Recommended by us on 11th September 2008.
Even in the world of music, few sounds elicit happiness in quite the same way as the announcement of a boiled kettle. Even though there are more than 3000 different varieties of tea, it’s an oddly reassuring beverage, and one which has had a far-reaching influence on art and culture, as well as some significant chapters of history. Teaism (VAN154) is a compilation featuring a diverse range of artists, who each created a unique song based around the theme of music inspired by the art and culture of tea. An idea conceived and curated by Stefan Panczak (aka Inch-time), Teaism binds together 15 disparate tracks by a hand-picked selection of artists.
From the opening gambit of Max de Wardener’s Kettle Song, which chimes and charms, through to Cibelle’s sashaying Mr & Ms Grey, the pivotal theme evokes a sense of reverie; a kaleidoscopic gamut of ideas brewed to concoct a heady mix of electronica, jazz, musique concrete-style cut-ups, cinematic tones and avant-garde composition. These all contribute towards what is a glistening patchwork of sounds and atmospheres; each of them different, yet with thematic and sonic undercurrents which unite them.

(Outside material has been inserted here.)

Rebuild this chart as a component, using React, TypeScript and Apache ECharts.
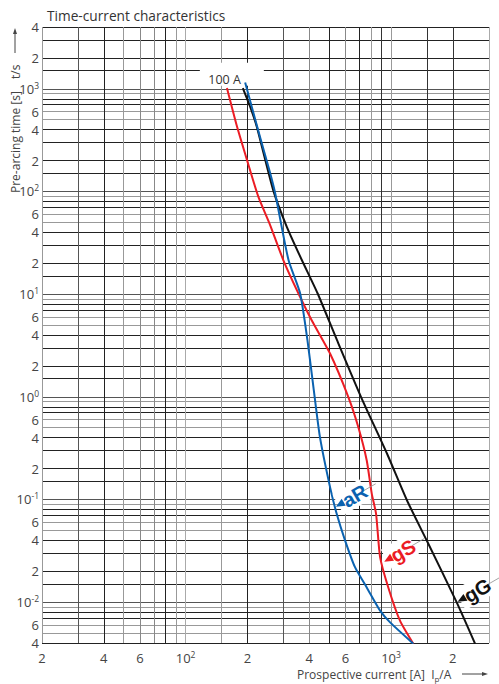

Contained within are stately melodies from the likes of Lord Jim, spooky sound collages from Serafina Steer, the fresh-faced ambience of Inch-time and the shadowy electronic sounds of the Break-ups. There’s also a digital folk-pop nugget from Tunng, nestling comfortably in the middle of the tracklisting, which embodies their lust for samples and found sounds, forged into absorbingly twisted shapes. This is immediately contrasted with root70’s freewheeling jazz, while the likes of Carlos y Gaby and Oblong provide elegant and slow-building melodies, with AM/PM and Qua throwing glitches, clicks and whirs into the mix. Tying all of these strands together, Teaism takes the differing outlooks and arrangements and coaxes them into a cohesive whole, where a multitude of patterns and textures rub shoulders with each other and never sound out of place. Tea is capable of doing so many things: you can drink it to relax or inject much-needed impetus at the start of the day; it can accompany deep thought or fervent chat. It’s this array of contradictions, or multiple purposes, which offers so many appealing possibilities. Likewise, the myriad sounds collected on Teaism represent their fair share of contrasts as well. At times warm and delicate, followed by moments of brooding intensity, this electronica-led compilation flits between different nuances, all the while remaining deft and magical. Teaism is available as a limited edition CD and features original artwork by Roy Ananda.